First of all, the breeder puts a tattoo on the legs of the pig with: the breeder identification code and the birth of the pig.


In the slaughterhouse the leg is marked with the initials PP – Prosciutto di Parma, and the slaughterhouse identification.

Then, it is the turn of the metal seal with the initials C.P.P. (Consorzio Prosciutto di Parma) and the date of the beginning of curing.

Finally, the Ducal Crown with the identification code of the producer is put on the Parma Ham. This symbol has two main functions: identification and authenticity.



How to eat Parma Ham?


Parma Ham could be a very versatile ingredient, ideal for different preparations. As this product is the result of a long tradition and it is a symbol of Italian food history, we would like to share with our readers some important rules on how to eat Parma Ham properly:

  • The most important thing to say is that Parma Ham should not be cooked as a normal meat or cut in thick slices!
  • Traditionally the Parma Ham is cut in thin slices (as thick as a sheet of paper) and eaten in an Italian-style panino or rolled up on a breadstick. Sometimes, ham slices can be heated for few minutes, just to let the grease melt and intensify the other flavours.
  • The grease should not be entirely removed, as it adds taste and flavour to the product.

This type of cured meat can be combined with both white and red wines, such Malvasia or Lambrusco, which are Italian wines produced in areas between Parma and Piacenza.

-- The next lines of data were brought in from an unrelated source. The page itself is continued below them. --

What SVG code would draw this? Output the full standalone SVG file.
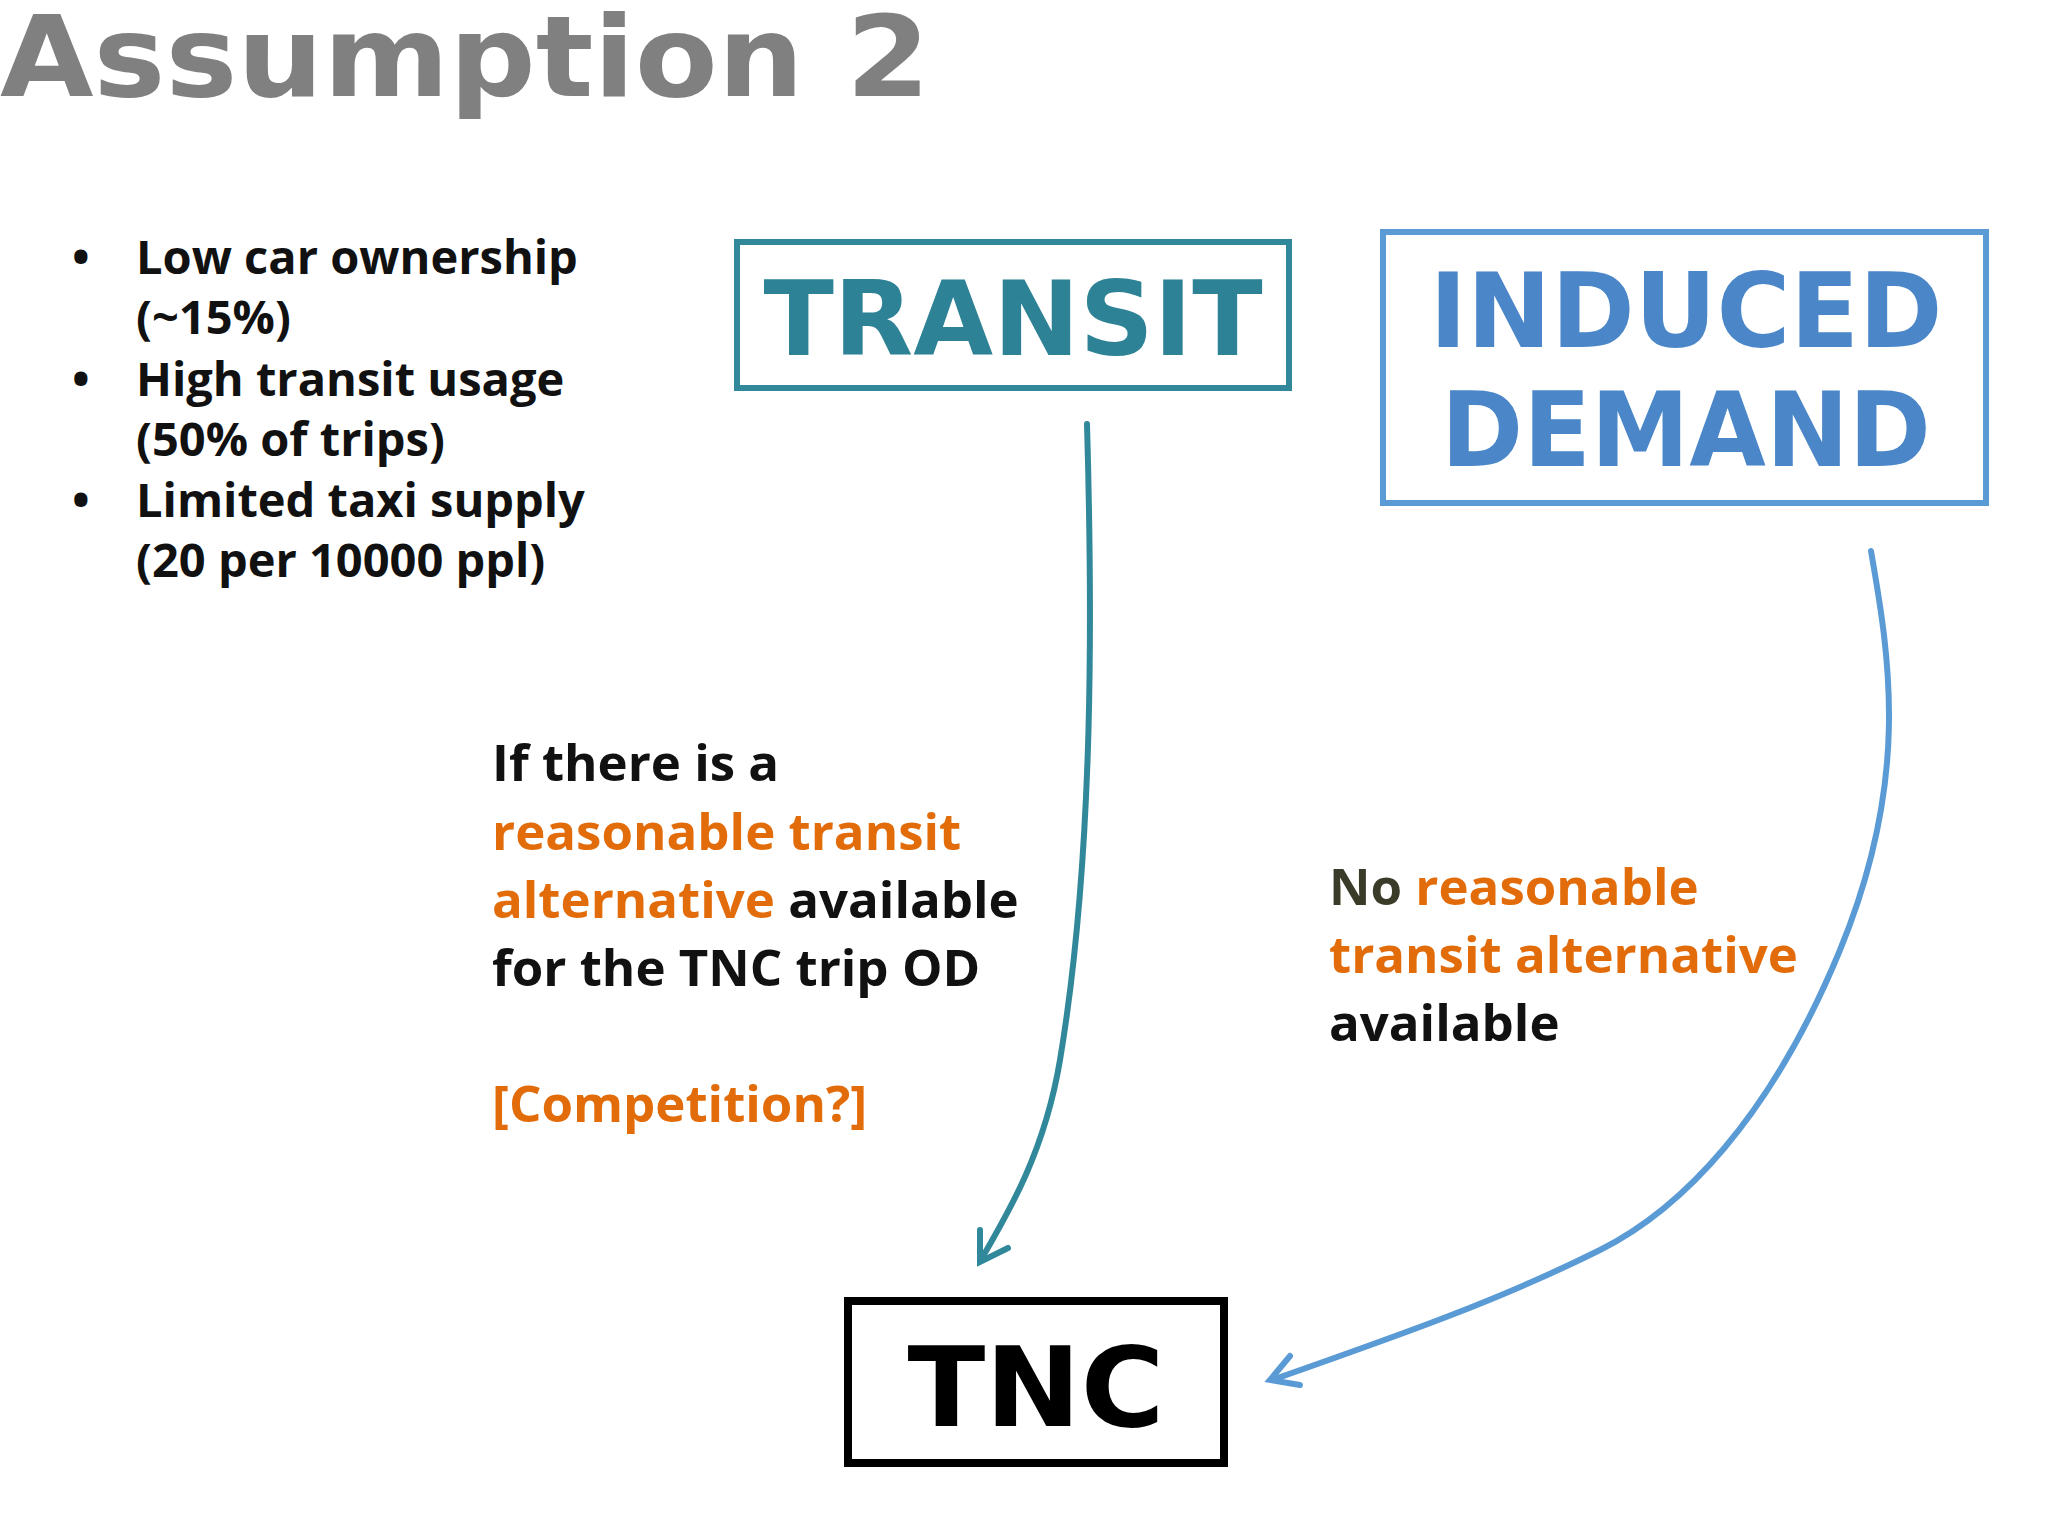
<svg xmlns="http://www.w3.org/2000/svg" width="2048" height="1536" viewBox="0 0 2048 1536">
<style>
.b{font-family:"Open Sans","Liberation Sans",sans-serif;font-weight:700;font-size:47px;fill:#111}
.m{font-family:"Open Sans","Liberation Sans",sans-serif;font-weight:700;font-size:51px;fill:#111}
.o{fill:#E36C0A}
.h{font-family:"DejaVu Sans","Liberation Sans",sans-serif;font-weight:bold;text-anchor:middle}
</style>
<rect width="2048" height="1536" fill="#fff"/>
<text x="0" y="96" font-family="DejaVu Sans,sans-serif" font-weight="900" font-size="112" fill="#808080" textLength="930" lengthAdjust="spacingAndGlyphs">Assumption 2</text>
<g id="bullets" class="b">
<text x="72" y="274">•</text><text x="136" y="274">Low car ownership</text>
<text x="136" y="334">(~15%)</text>
<text x="72" y="396">•</text><text x="136" y="396">High transit usage</text>
<text x="136" y="456">(50% of trips)</text>
<text x="72" y="517">•</text><text x="136" y="517">Limited taxi supply</text>
<text x="136" y="577">(20 per 10000 ppl)</text>
</g>
<g id="transit">
<rect x="737" y="242" width="552" height="146" fill="none" stroke="#31889A" stroke-width="6"/>
<text class="h" x="1013" y="355" font-size="104" fill="#2E8296" textLength="499" lengthAdjust="spacingAndGlyphs">TRANSIT</text>
</g>
<g id="induced">
<rect x="1383" y="232" width="603" height="271" fill="none" stroke="#5B9BD5" stroke-width="6"/>
<text class="h" x="1686" y="347" font-size="104" fill="#4A86C8" textLength="513" lengthAdjust="spacingAndGlyphs">INDUCED</text>
<text class="h" x="1686" y="466" font-size="104" fill="#4A86C8" textLength="490" lengthAdjust="spacingAndGlyphs">DEMAND</text>
</g>
<g id="tnc">
<rect x="848" y="1301" width="376" height="162" fill="none" stroke="#000" stroke-width="8"/>
<text class="h" x="1036" y="1426" font-size="110" fill="#000" textLength="257" lengthAdjust="spacingAndGlyphs">TNC</text>
</g>
<g id="connectors" fill="none" stroke-width="6" stroke-linecap="round">
<path d="M1087,424 C1092,600 1095,850 1060,1060 C1045,1150 1010,1210 982,1258" stroke="#31889A"/>
<path d="M980,1230 L980,1262 L1008,1248" stroke="#31889A"/>
<path d="M1871,551 C1890,660 1910,780 1840,950 C1770,1120 1680,1210 1600,1250 C1500,1300 1400,1335 1272,1380" stroke="#5B9BD5"/>
<path d="M1290,1356 L1270,1380 L1300,1385" stroke="#5B9BD5"/>
</g>
<g id="label1" class="m">
<text x="492" y="781">If there is a</text>
<text x="492" y="850" class="m o">reasonable transit</text>
<text x="492" y="918"><tspan class="o">alternative</tspan> available</text>
<text x="492" y="986">for the TNC trip OD</text>
<text x="492" y="1122" class="m o">[Competition?]</text>
</g>
<g id="label2" class="m">
<text x="1329" y="905"><tspan fill="#3B3B2A">No</tspan> <tspan class="o">reasonable</tspan></text>
<text x="1329" y="973" class="m o">transit alternative</text>
<text x="1329" y="1041">available</text>
</g>
</svg>
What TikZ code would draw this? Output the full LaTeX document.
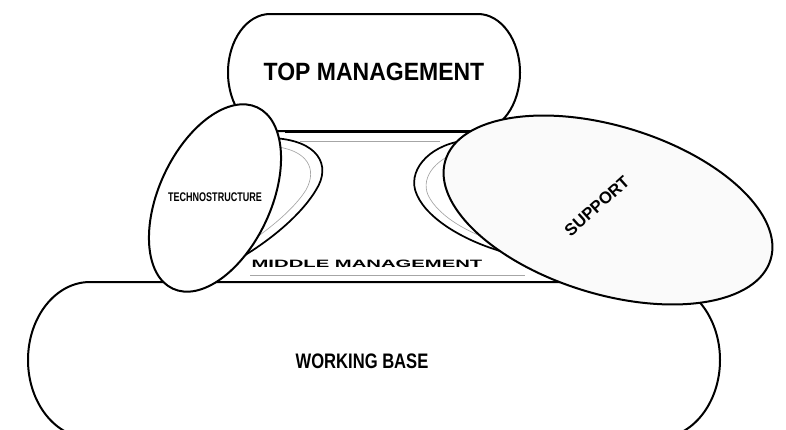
\documentclass[tikz,border=0pt]{standalone}
\usepackage{fontspec}
\setmainfont{Liberation Sans}
\usepackage{graphicx}

\begin{document}
\begin{tikzpicture}[x=0.75pt,y=0.75pt,yscale=-1,xscale=1,
    blob/.style={draw=black, line width=1.5, fill=white},
    rim/.style={draw=black, line width=1.3},
    faint/.style={draw=black!35, line width=0.5}]
				\useasboundingbox (0,0) rectangle (786,429);
				\clip (0,0) rectangle (786,429);
				
				%Shape: Rounded Rect [top management]
				\draw [blob] (270,14) -- (478,14) arc [start angle=-90,end angle=90,x radius=42,y radius=58.5] -- (270,131) arc [start angle=90,end angle=270,x radius=42,y radius=58.5] -- cycle ;
				%Straight Lines [middle management]
				\draw [line width=1.2] (285,132) -- (500,132) ;
				\draw [faint] (300,141) -- (440,141) ;
				\draw [faint] (250,275) -- (525,275) ;
				%Shape: Rounded Rect [working base]
				\draw [blob] (90,282) -- (658,282) arc [start angle=-90,end angle=90,x radius=62,y radius=78] -- (90,438) arc [start angle=90,end angle=270,x radius=62,y radius=78] -- cycle ;
				
				%Curve Lines [shadow of technostructure]
				\draw [rim] (272,138) .. controls (318,140) and (332,165) .. (316,190) .. controls (298,220) and (258,250) .. (222,268) ;
				\draw [faint] (278,147) .. controls (306,151) and (318,168) .. (306,190) .. controls (290,215) and (255,240) .. (225,258) ;
				%Curve Lines [shadow of support]
				\draw [rim] (462,141) .. controls (428,146) and (406,172) .. (417,195) .. controls (428,220) and (468,244) .. (515,255) ;
				\draw [faint] (466,150) .. controls (438,156) and (420,176) .. (428,195) .. controls (438,216) and (470,236) .. (512,246) ;
				
				%Shape: Ellipse [technostructure]
				\draw [blob, rotate around={25:(215,198)}] (215,198) ellipse [x radius=56, y radius=100] ;
				%Shape: Ellipse [support]
				\draw [blob, fill=black!2, rotate around={17:(608,210)}] (608,210) ellipse [x radius=170, y radius=84] ;
				
				% Text Node
				\node (toplbl) at (374,72) {\fontsize{18.75}{20}\selectfont\bfseries\scalebox{0.92}[1]{TOP MANAGEMENT}};
				% Text Node
				\node (midlbl) at (367,264) {\fontsize{8}{9}\selectfont\bfseries\scalebox{1.9}[1]{MIDDLE MANAGEMENT}};
				% Text Node
				\node (baselbl) at (362,361) {\fontsize{15.75}{17}\selectfont\bfseries\scalebox{0.79}[1]{WORKING BASE}};
				% Text Node
				\node (techlbl) at (215,197) {\fontsize{9.4}{10}\selectfont\bfseries\scalebox{0.72}[1]{TECHNOSTRUCTURE}};
				% Text Node
				\node (suplbl) at (597,206) [rotate=42] {\fontsize{12.5}{13}\selectfont\bfseries SUPPORT};
				
\end{tikzpicture}
\end{document}
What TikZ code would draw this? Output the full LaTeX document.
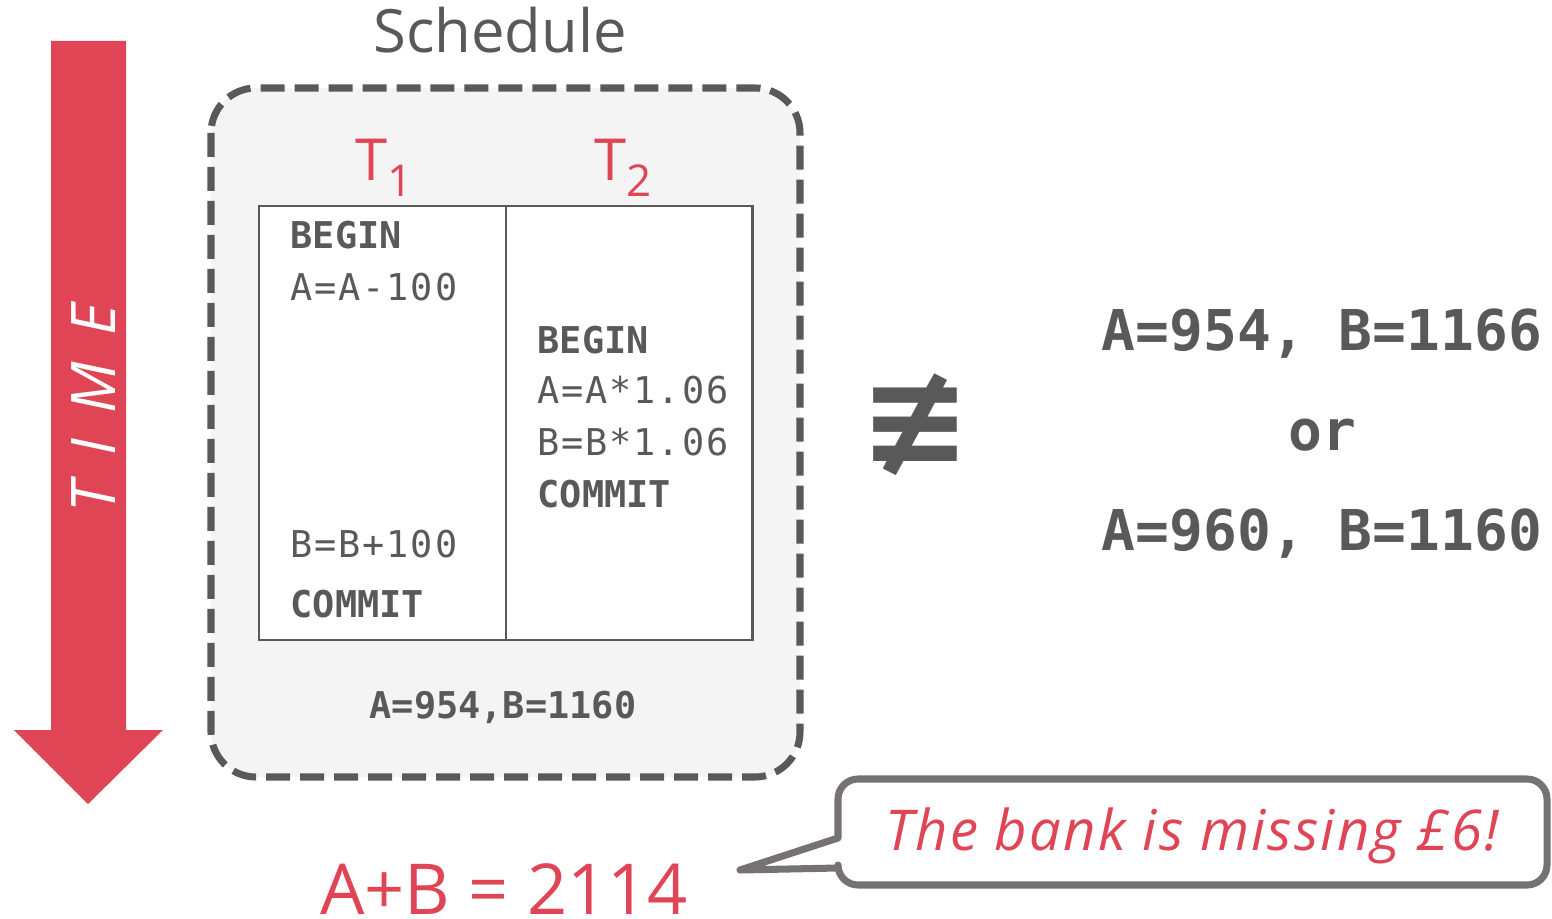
\documentclass[tikz,border=0pt]{standalone}
\usepackage{fontspec}
\setmainfont{Open Sans}
\setmonofont{DejaVu Sans Mono}
\newfontfamily\symfont{DejaVu Sans}
\newfontfamily\spacedmono[LetterSpace=5]{DejaVu Sans Mono}
\definecolor{alertred}{RGB}{224,69,85}
\definecolor{inkgray}{RGB}{89,89,89}
\definecolor{panelgray}{RGB}{244,244,244}
\definecolor{notegray}{RGB}{118,114,113}
\tikzset{
  code/.style={inner sep=0pt,anchor=base west,text=inkgray,
    font=\spacedmono\fontsize{21}{25}\selectfont},
  codebf/.style={code,font=\ttfamily\bfseries\fontsize{21}{25}\selectfont},
  result/.style={inner sep=0pt,anchor=base,text=inkgray,
    font=\ttfamily\bfseries\fontsize{32}{38}\selectfont},
  txn/.style={inner sep=0pt,anchor=base,text=alertred,
    font=\fontsize{33}{38}\selectfont},
  column/.style={draw=inkgray,line width=1.7pt,fill=white},
}
\newcommand{\sbx}[1]{\raisebox{-0.28em}{\fontsize{25}{28}\selectfont #1}}
\begin{document}
\begin{tikzpicture}[x=0.02cm,y=-0.02cm,>=latex,thick]
\useasboundingbox (0,0) rectangle (1552,919);

% time arrow
\fill[alertred] (51,41) -- (126,41) -- (126,730) -- (163,730) -- (88,804)
  -- (14,730) -- (51,730) -- cycle;
\node (time) at (94,408) [rotate=90,text=white,inner sep=0pt,
  font=\itshape\fontsize{35}{40}\selectfont] {T\hspace{0.42em}I\hspace{0.42em}M\hspace{0.42em}E};

% schedule
\node (sched) at (500,53) [anchor=base,inner sep=0pt,text=inkgray,
  font=\fontsize{34}{40}\selectfont] {Schedule};
\draw[draw=inkgray,fill=panelgray,line width=4pt,dash pattern=on 0.48cm off 0.2cm,
  rounded corners=0.9cm] (211,88) rectangle (800,777);

\node (t1) at (384,180) [txn] {T\sbx{1}};
\node (t2) at (623,180) [txn] {T\sbx{2}};

\draw[column] (259,206) rectangle (506,640);
\draw[column] (506,206) rectangle (752,640);

\node (begA) at (290,248) [codebf] {BEGIN};
\node (opA) at (290,300) [code] {A=A-100};
\node (opB) at (290,557) [code] {B=B+100};
\node (comA) at (290,617) [codebf] {COMMIT};

\node (begB) at (537,353) [codebf] {BEGIN};
\node (intA) at (537,403) [code] {A=A*1.06};
\node (intB) at (537,455) [code] {B=B*1.06};
\node (comB) at (537,507) [codebf] {COMMIT};

\node (got) at (503,718) [codebf,anchor=base] {A=954,B=1160};

% serial outcomes
\node (neq) at (915,425) [inner sep=0pt,text=inkgray,
  font=\symfont\bfseries\fontsize{76}{80}\selectfont] {≢};
\node (ser1) at (1322,350) [result] {A=954, B=1166};
\node (or) at (1322,450) [result] {or};
\node (ser2) at (1322,550) [result] {A=960, B=1160};

\node (sum) at (504,914) [anchor=base,inner sep=0pt,text=alertred,
  font=\fontsize{40}{44}\selectfont] {A+B = 2114};

% callout
\coordinate (tip) at (740,870);
\draw[notegray,line width=4pt,fill=white,line join=round]
  (838,868) [rounded corners=0.4cm] -- (838,885) -- (1547,885) -- (1547,779)
  -- (838,779) [sharp corners] -- (838,838) -- (tip) -- cycle;
\node (note) at (1192,850) [anchor=base,inner sep=0pt,text=alertred,
  font=\itshape\fontsize{32}{36}\selectfont\addfontfeatures{LetterSpace=4}] {The bank is missing £6!};

\end{tikzpicture}
\end{document}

Curious to taste Parma Ham? Some advice:

As an entrée, in Italy we use to serve some slices of Parma Ham (together with other cured meats such as salami or pancetta and so on), some Italian cheeses (like Grana Padano, Gorgonzola and others), vegetables in oil and bread.



A typical plate eaten during summer in Italy consists in Parma Ham with melon, as these two different flavours perfectly combine…

Don’t be sceptical about this unusual match, try it!



Sometimes the slices of Parma Ham are wrapped around fish or chicken and cooked in oven. The two recipes below you may enjoy are taken from the Prosciutto di Parma website:

  • Parma Ham-wrapped chicken breasts stuffed with ricotta and herbs.

  • Seared scallops with Parma Ham



Quick recipe: Parma Ham slices can be used to make an Italian-style panino with a little of olive oil, mozzarella and tomatoes.



These are just few examples of the endless possibilities you have to enjoy Parma Ham. Let the special flavour of this ham inspire you to make other plates!